Gênero e raça na prioridade

A coordenadora do Pronasci, Tamires Sampaio, também advogada, ressaltou que o debate da segurança pública precisa estar alinhado à garantia e proteção à vida. De acordo com ela, esse será o papel do programa que também investirá na formação e profissionalização dos agentes das forças de segurança. A previsão é que a Bolsa Formação do Pronasci 2 contemple 20 mil profissionais com um subsídio mensal no valor de R$ 900. 

“O Pronasci constrói uma noção de fortalecer os agentes de segurança, os nossos equipamentos de segurança. Mas é garantindo que a população tenha acesso à educação e à cultura, que a gente vai de fato garantir que os índices de violência e criminalidade no país mudem”, observou Tamires. 

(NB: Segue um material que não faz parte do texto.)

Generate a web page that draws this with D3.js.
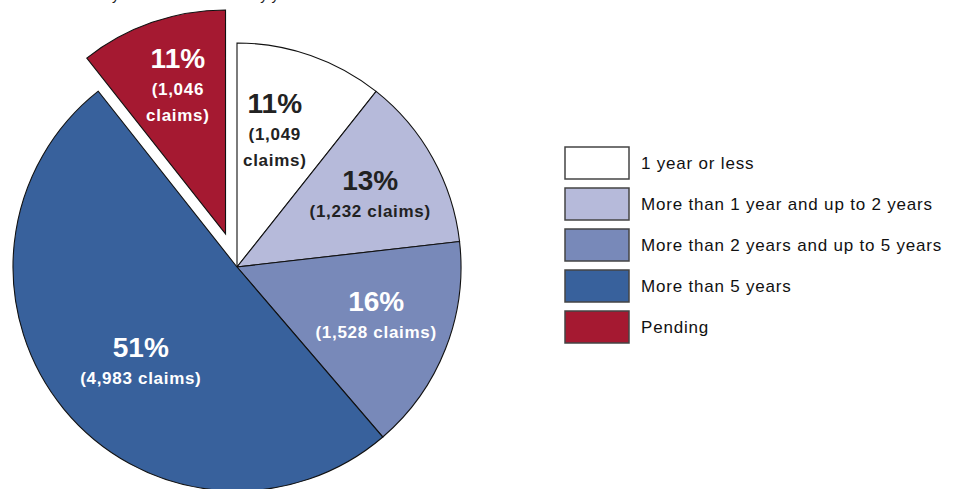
<!DOCTYPE html>
<html>
<head>
<meta charset="utf-8">
<script src="https://cdn.jsdelivr.net/npm/d3@7"></script>
<style>
  body { margin: 0; background: #fff; }
  svg { display: block; font-family: "Liberation Sans", Arial, sans-serif; }
</style>
</head>
<body>
<svg width="956" height="489"></svg>
<script>
// data
var categories = ["1 year or less", "More than 1 year and up to 2 years",
  "More than 2 years and up to 5 years", "More than 5 years", "Pending"];
var claims = [1049, 1232, 1528, 4983, 1046];
var percents = ["11%", "13%", "16%", "51%", "11%"];
var claimLines = [["(1,049", "claims)"], ["(1,232 claims)"], ["(1,528 claims)"],
  ["(4,983 claims)"], ["(1,046", "claims)"]];
var colors = ["#ffffff", "#b6bada", "#7889b9", "#38619c", "#a51931"];
var textColors = ["#222", "#222", "#fff", "#fff", "#fff"];

var svg = d3.select("svg");

// title line, mostly cut off at the top of the picture
svg.append("text")
  .attr("x", 25).attr("y", 0)
  .style("font-size", "14.5px").style("fill", "#222")
  .text("Claims filed by time until resolution by year");

var cx = 237, cy = 267, radius = 224;

var data = categories.map(function (c, i) {
  return {name: c, value: claims[i], pct: percents[i], sub: claimLines[i],
    color: colors[i], tc: textColors[i]};
});

var pie = d3.pie().sort(null).value(function (d) { return d.value; });
var arc = d3.arc().innerRadius(0).outerRadius(radius);
var arcs = pie(data);

var g = svg.append("g").attr("transform", "translate(" + cx + "," + cy + ")");

function offset(d) {
  if (d.data.name !== "Pending") return [0, 0];
  var a = (d.startAngle + d.endAngle) / 2;
  return [Math.sin(a) * 35, -Math.cos(a) * 35];
}

g.selectAll("path.slice").data(arcs).enter().append("path")
  .attr("class", "slice")
  .attr("transform", function (d) { var o = offset(d); return "translate(" + o[0] + "," + o[1] + ")"; })
  .attr("d", arc)
  .style("fill", function (d) { return d.data.color; })
  .style("stroke", "#111")
  .style("stroke-width", 1.1);

// label anchor (baseline of the percent) as distance from centre and angle
var labelPos = [
  {r: 159, a: 0.240},
  {r: 154, a: 1.045},
  {r: 146, a: 1.878},
  {r: 132, a: 3.958},
  {r: 173, a: 6.004}
];

var labels = g.selectAll("g.label").data(arcs).enter().append("g")
  .attr("class", "label")
  .attr("transform", function (d, i) {
    var o = offset(d), p = labelPos[i];
    var x = Math.sin(p.a) * p.r + o[0];
    var y = -Math.cos(p.a) * p.r + o[1];
    return "translate(" + x + "," + y + ")";
  });

labels.append("text")
  .attr("text-anchor", "middle")
  .style("font-size", "28px")
  .style("font-weight", "bold")
  .style("fill", function (d) { return d.data.tc; })
  .text(function (d) { return d.data.pct; });

labels.each(function (d) {
  var sel = d3.select(this);
  d.data.sub.forEach(function (t, k) {
    sel.append("text")
      .attr("text-anchor", "middle")
      .attr("y", 27 + k * 26)
      .style("font-size", "17px")
      .style("font-weight", "bold")
      .style("letter-spacing", "0.7px")
      .style("fill", d.data.tc)
      .text(t);
  });
});

// legend
var legend = svg.append("g").attr("transform", "translate(565,147)");
var item = legend.selectAll("g").data(data).enter().append("g")
  .attr("transform", function (d, i) { return "translate(0," + i * 41 + ")"; });
item.append("rect")
  .attr("width", 64).attr("height", 32)
  .style("fill", function (d) { return d.color; })
  .style("stroke", "#444").style("stroke-width", 1.5);
item.append("text")
  .attr("x", 76).attr("y", 22)
  .style("font-size", "17px").style("letter-spacing", "0.8px").style("fill", "#111")
  .text(function (d) { return d.name; });
</script>
</body>
</html>
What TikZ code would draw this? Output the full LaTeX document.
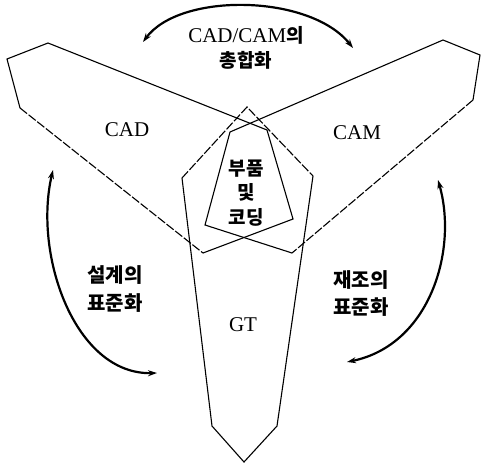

“Nosso primeiro foco é o enfrentamento da violência contra a mulher. E isso não é à toa num país em que a cada 6 horas uma mulher é assassinada e que a cada 23 minutos um jovem negro é assassinado. Não dá para falar de democracia assim. O combate ao racismo estrutural é também um eixo central, porque um país em que a maioria da população é negra, e mais de dois terços da nossa história foram marcados pela escravidão, é fundamental pautar a questão de raça na construção de políticas de segurança”, garantiu a coordenadora. 

Sem demagogia

Ainda sem uma rubrica específica, os recursos para Pronasci neste ano serão oriundos do Fundo Nacional de Segurança Pública, vinculado ao Ministério da Justiça. Flávio Dino conclui, contudo, que a medida, diferente do governo Bolsonaro, não faz “demagogia ou violência simbólica”. Ou ainda “captação de votos com o terror”. “O medo é um dos traços do fascismo e nós somos profetas da esperança e construtores da paz. Viva o Pronasci”, defendeu o ministro.